# start of Data provided

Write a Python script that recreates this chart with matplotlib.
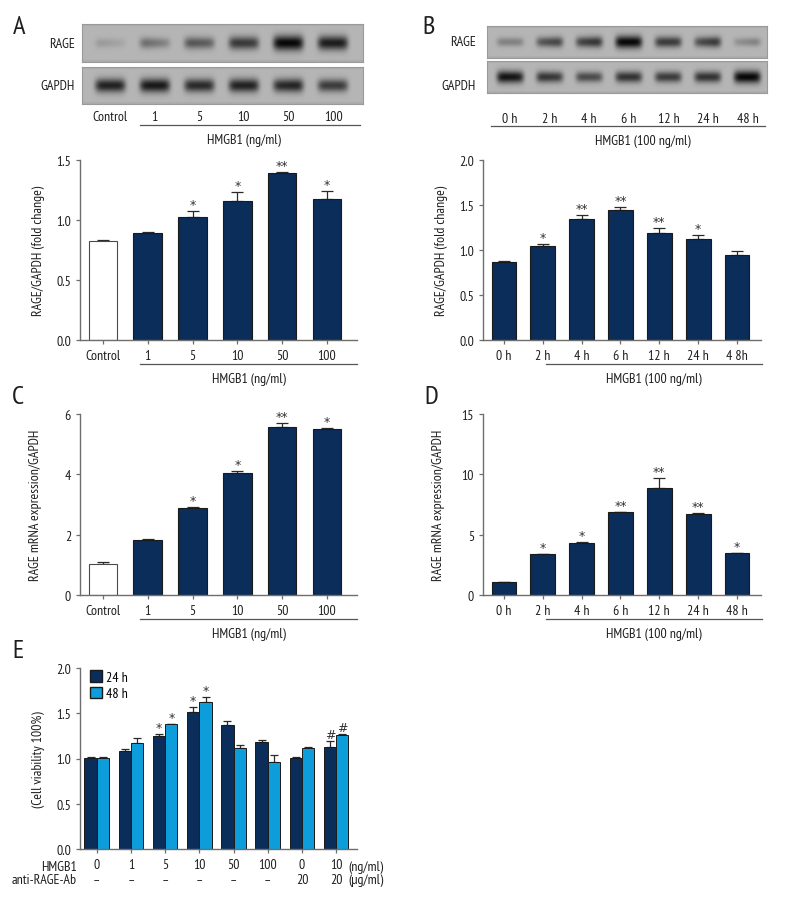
import numpy as np
import matplotlib
matplotlib.use("Agg")
import matplotlib.pyplot as plt
from matplotlib.transforms import blended_transform_factory
from matplotlib.patches import Patch

plt.rcParams['font.family'] = ['PT Sans Narrow', 'Fira Sans Condensed', 'Roboto Condensed',
                               'Liberation Sans', 'DejaVu Sans']
plt.rcParams['font.size'] = 10

W, H = 792, 912
NAVY = '#0b2d5a'
CYAN = '#0d9ddb'
AXC = '#6e6e6e'
TXT = '#1e1e1e'
FS = 10

# ---- data ----
dose_labels = ['Control', '1', '5', '10', '50', '100']
time_labels = ['0 h', '2 h', '4 h', '6 h', '12 h', '24 h', '48 h']
time_labels_b = ['0 h', '2 h', '4 h', '6 h', '12 h', '24 h', '4 8h']

a_vals = [0.82, 0.89, 1.02, 1.16, 1.39, 1.17]
a_err = [0.01, 0.005, 0.05, 0.07, 0.005, 0.07]
a_sig = ['', '', '*', '*', '**', '*']

b_vals = [0.87, 1.04, 1.34, 1.44, 1.19, 1.12, 0.94]
b_err = [0.01, 0.02, 0.05, 0.04, 0.05, 0.04, 0.05]
b_sig = ['', '*', '**', '**', '**', '*', '']

c_vals = [1.03, 1.82, 2.90, 4.03, 5.57, 5.50]
c_err = [0.07, 0.02, 0.03, 0.08, 0.12, 0.05]
c_sig = ['', '', '*', '*', '**', '*']

d_vals = [1.05, 3.40, 4.35, 6.85, 8.90, 6.75, 3.45]
d_err = [0.03, 0.03, 0.02, 0.06, 0.80, 0.02, 0.03]
d_sig = ['', '*', '*', '**', '**', '**', '*']

e_hmgb1 = ['0', '1', '5', '10', '50', '100', '0', '10']
e_ab = ['–', '–', '–', '–', '–', '–', '20', '20']
e_24 = [1.01, 1.08, 1.25, 1.51, 1.37, 1.18, 1.01, 1.13]
e_24_err = [0.005, 0.02, 0.02, 0.06, 0.04, 0.02, 0.005, 0.06]
e_48 = [1.01, 1.17, 1.38, 1.62, 1.12, 0.96, 1.12, 1.26]
e_48_err = [0.005, 0.06, 0.005, 0.06, 0.03, 0.08, 0.005, 0.015]
e_sig_24 = ['', '', '*', '*', '', '', '', '#']
e_sig_48 = ['', '', '*', '*', '', '', '', '#']

# blot band intensities (left half, right half of each lane)
blot_a_rage = [(0.16, 0.10), (0.42, 0.30), (0.55, 0.50), (0.72, 0.70), (1.0, 1.0), (0.88, 0.88)]
blot_a_gapdh = [(0.85, 0.85), (0.90, 0.90), (0.80, 0.80), (0.85, 0.85), (0.80, 0.85), (0.70, 0.70)]
blot_b_rage = [(0.30, 0.30), (0.55, 0.65), (0.65, 0.75), (1.0, 1.0), (0.70, 0.70), (0.60, 0.72), (0.22, 0.30)]
blot_b_gapdh = [(0.95, 0.90), (0.75, 0.70), (0.62, 0.60), (0.75, 0.75), (0.70, 0.70), (0.75, 0.75), (1.0, 1.0)]


def rect(l, t, r, b):
    return [l / W, 1 - b / H, (r - l) / W, (b - t) / H]


fig = plt.figure(figsize=(W / 100, H / 100), dpi=100)


def style(ax):
    for s in ['top', 'right']:
        ax.spines[s].set_visible(False)
    for s in ['left', 'bottom']:
        ax.spines[s].set_color(AXC)
        ax.spines[s].set_linewidth(1.0)
    ax.tick_params(colors=AXC, labelcolor=TXT, length=3, width=0.9, labelsize=FS)


def star(ax, x, y, s):
    ax.annotate(s, (x, y), xytext=(0, 0), textcoords='offset points', ha='center', va='bottom',
                fontsize=9, color='#333333', family=['DejaVu Sans'])


def bars(ax, vals, err, sig, first_white):
    x = np.arange(len(vals))
    cols = [NAVY] * len(vals)
    if first_white:
        cols[0] = 'white'
    ax.bar(x, vals, width=0.64, color=cols, edgecolor=['#4a4a4a' if c == 'white' else '#1a1a1a' for c in cols],
           linewidth=0.8, zorder=2)
    ax.errorbar(x, vals, yerr=[np.zeros(len(vals)), err], fmt='none', ecolor='#2a2a2a',
                elinewidth=0.9, capsize=4.5, capthick=0.9, zorder=1)
    for xi, v, e, s in zip(x, vals, err, sig):
        if s:
            star(ax, xi, v + e, s)


def group_line(ax, x0, x1, label):
    tr = blended_transform_factory(ax.transData, ax.transAxes)
    ax.plot([x0, x1], [-0.135, -0.135], color='#555555', lw=0.9, transform=tr, clip_on=False)
    ax.text((x0 + x1) / 2, -0.215, label, transform=tr, ha='center', va='center', fontsize=FS, color=TXT)


def blot(ax, bands, xlim):
    x = np.linspace(xlim[0], xlim[1], 400)
    y = np.linspace(0, 1, 60)
    X, Y = np.meshgrid(x, y)
    dark = np.zeros_like(X)
    for i, (a, b) in enumerate(bands):
        frac = np.clip((X - i + 0.2) / 0.4, 0, 1)
        v = a + (b - a) * frac
        hprof = np.exp(-((X - i) / 0.34) ** 6)
        sig = 0.08 + 0.06 * v
        vprof = np.exp(-0.5 * ((Y - 0.5) / sig) ** 2)
        dark += v * hprof * vprof
    img = 0.71 - 0.68 * np.clip(dark, 0, 1.05)
    img -= 0.04 * (np.abs(Y - 0.5) > 0.45)
    ax.imshow(img, cmap='gray', vmin=0, vmax=1, extent=(xlim[0], xlim[1], 0, 1),
              aspect='auto', interpolation='bilinear')
    ax.set_xlim(xlim)
    ax.set_ylim(0, 1)
    ax.set_xticks([])
    ax.set_yticks([])
    for s in ax.spines.values():
        s.set_color('#9a9a9a')
        s.set_linewidth(0.8)


# ---- panel A blot ----
xa = (-0.63, 5.67)
ax = fig.add_axes(rect(82, 25, 363, 63))
blot(ax, blot_a_rage, xa)
ax.text(-0.025, 0.5, 'RAGE', transform=ax.transAxes, ha='right', va='center', fontsize=FS, color=TXT)
ax = fig.add_axes(rect(82, 68, 363, 105))
blot(ax, blot_a_gapdh, xa)
ax.text(-0.025, 0.5, 'GAPDH', transform=ax.transAxes, ha='right', va='center', fontsize=FS, color=TXT)
tr = blended_transform_factory(ax.transData, ax.transAxes)
for i, lab in enumerate(dose_labels):
    ax.text(i, -0.33, lab, transform=tr, ha='center', va='center', fontsize=FS, color=TXT)
ax.plot([0.67, 5.6], [-0.57, -0.57], color='#555555', lw=0.9, transform=tr, clip_on=False)
ax.text(3.0, -0.97, 'HMGB1 (ng/ml)', transform=tr, ha='center', va='center', fontsize=FS, color=TXT)

# ---- panel B blot ----
xb = (-0.58, 6.49)
ax = fig.add_axes(rect(487, 27, 767, 59))
blot(ax, blot_b_rage, xb)
ax.text(-0.04, 0.5, 'RAGE', transform=ax.transAxes, ha='right', va='center', fontsize=FS, color=TXT)
ax = fig.add_axes(rect(487, 62, 767, 94))
blot(ax, blot_b_gapdh, xb)
ax.text(-0.04, 0.25, 'GAPDH', transform=ax.transAxes, ha='right', va='center', fontsize=FS, color=TXT)
tr = blended_transform_factory(ax.transData, ax.transAxes)
for i, lab in enumerate(time_labels):
    ax.text(i, -0.8, lab, transform=tr, ha='center', va='center', fontsize=FS, color=TXT)
ax.plot([-0.48, 6.45], [-1.03, -1.03], color='#555555', lw=0.9, transform=tr, clip_on=False)
ax.text(3.35, -1.5, 'HMGB1 (100 ng/ml)', transform=tr, ha='center', va='center', fontsize=FS, color=TXT)

# ---- panel A bars ----
ax = fig.add_axes(rect(80, 160.7, 357, 341))
style(ax)
bars(ax, a_vals, a_err, a_sig, True)
ax.set_xlim(-0.51, 5.67)
ax.set_ylim(0, 1.5)
ax.set_yticks([0, 0.5, 1.0, 1.5])
ax.set_yticklabels(['0.0', '0.5', '1.0', '1.5'])
ax.set_xticks(range(len(dose_labels)))
ax.set_xticklabels(dose_labels)
ax.set_ylabel('RAGE/GAPDH (fold change)', fontsize=FS, color=TXT, labelpad=8)
group_line(ax, 0.83, 5.67, 'HMGB1 (ng/ml)')

# ---- panel B bars ----
ax = fig.add_axes(rect(483, 160.7, 761, 341))
style(ax)
bars(ax, b_vals, b_err, b_sig, False)
ax.set_xlim(-0.54, 6.62)
ax.set_ylim(0, 2.0)
ax.set_yticks([0, 0.5, 1.0, 1.5, 2.0])
ax.set_yticklabels(['0.0', '0.5', '1.0', '1.5', '2.0'])
ax.set_xticks(range(len(time_labels_b)))
ax.set_xticklabels(time_labels_b)
ax.set_ylabel('RAGE/GAPDH (fold change)', fontsize=FS, color=TXT, labelpad=8)
group_line(ax, 1.08, 6.65, 'HMGB1 (100 ng/ml)')

# ---- panel C ----
ax = fig.add_axes(rect(80, 415, 357, 596))
style(ax)
bars(ax, c_vals, c_err, c_sig, True)
ax.set_xlim(-0.51, 5.67)
ax.set_ylim(0, 6)
ax.set_yticks([0, 2, 4, 6])
ax.set_xticks(range(len(dose_labels)))
ax.set_xticklabels(dose_labels)
ax.set_ylabel('RAGE mRNA expression/GAPDH', fontsize=FS, color=TXT, labelpad=16)
group_line(ax, 0.83, 5.67, 'HMGB1 (ng/ml)')

# ---- panel D ----
ax = fig.add_axes(rect(483, 415, 761, 596))
style(ax)
bars(ax, d_vals, d_err, d_sig, False)
ax.set_xlim(-0.54, 6.62)
ax.set_ylim(0, 15)
ax.set_yticks([0, 5, 10, 15])
ax.set_xticks(range(len(time_labels)))
ax.set_xticklabels(time_labels)
ax.set_ylabel('RAGE mRNA expression/GAPDH', fontsize=FS, color=TXT, labelpad=12)
group_line(ax, 1.08, 6.65, 'HMGB1 (100 ng/ml)')

# ---- panel E ----
ax = fig.add_axes(rect(80, 669, 357, 850))
style(ax)
x = np.arange(len(e_24))
bw = 0.36
ax.bar(x - bw / 2, e_24, width=bw, color=NAVY, edgecolor='#1a1a1a', linewidth=0.7, zorder=2)
ax.bar(x + bw / 2, e_48, width=bw, color=CYAN, edgecolor='#1a1a1a', linewidth=0.7, zorder=2)
ax.errorbar(x - bw / 2, e_24, yerr=[np.zeros(len(x)), e_24_err], fmt='none', ecolor='#2a2a2a',
            elinewidth=0.9, capsize=3, capthick=0.9, zorder=1)
ax.errorbar(x + bw / 2, e_48, yerr=[np.zeros(len(x)), e_48_err], fmt='none', ecolor='#2a2a2a',
            elinewidth=0.9, capsize=3, capthick=0.9, zorder=1)
for xi, v, e, s in zip(x - bw / 2, e_24, e_24_err, e_sig_24):
    if s:
        star(ax, xi, v + e, s)
for xi, v, e, s in zip(x + bw / 2, e_48, e_48_err, e_sig_48):
    if s:
        star(ax, xi, v + e, s)
ax.set_xlim(-0.49, 7.61)
ax.set_ylim(0, 2.0)
ax.set_yticks([0, 0.5, 1.0, 1.5, 2.0])
ax.set_yticklabels(['0.0', '0.5', '1.0', '1.5', '2.0'])
ax.set_xticks(x)
ax.set_xticklabels(e_hmgb1)
ax.set_ylabel('(Cell viability 100%)', fontsize=FS, color=TXT, labelpad=8)
tr = blended_transform_factory(ax.transData, ax.transAxes)
ax.text(-0.012, -0.094, 'HMGB1', transform=ax.transAxes, ha='right', va='center', fontsize=FS, color=TXT)
ax.text(-0.012, -0.171, 'anti-RAGE-Ab', transform=ax.transAxes, ha='right', va='center', fontsize=FS, color=TXT)
for xi, lab in zip(x, e_ab):
    ax.text(xi, -0.171, lab, transform=tr, ha='center', va='center', fontsize=FS, color=TXT)
ax.text(7.35, -0.094, '(ng/ml)', transform=tr, ha='left', va='center', fontsize=FS, color=TXT)
ax.text(7.35, -0.171, '(µg/ml)', transform=tr, ha='left', va='center', fontsize=FS, color=TXT)
ax.legend(handles=[Patch(facecolor=NAVY, edgecolor='#1a1a1a', label='24 h'),
                   Patch(facecolor=CYAN, edgecolor='#1a1a1a', label='48 h')],
          loc='upper left', bbox_to_anchor=(0.0, 1.04), frameon=False, fontsize=FS,
          handlelength=0.9, handleheight=0.9, handletextpad=0.3, labelspacing=0.2, borderaxespad=0.3)

# ---- panel letters ----
for lab, px, py in [('A', 19, 27), ('B', 429, 27), ('C', 18, 398), ('D', 431, 398), ('E', 18, 652)]:
    fig.text(px / W, 1 - py / H, lab, ha='center', va='center', fontsize=19, color=TXT)

fig.savefig('out.png', dpi=100, facecolor='white')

# end of Data provided

_Work to do_.
Restate each line from the start of the listing through the line bearing "from matplotlib.patches import Patch" word for word. Drop the pictures.

_Output for this exercise_.
Write a Python script that recreates this chart with matplotlib.
import numpy as np
import matplotlib
matplotlib.use("Agg")
import matplotlib.pyplot as plt
from matplotlib.transforms import blended_transform_factory
from matplotlib.patches import Patch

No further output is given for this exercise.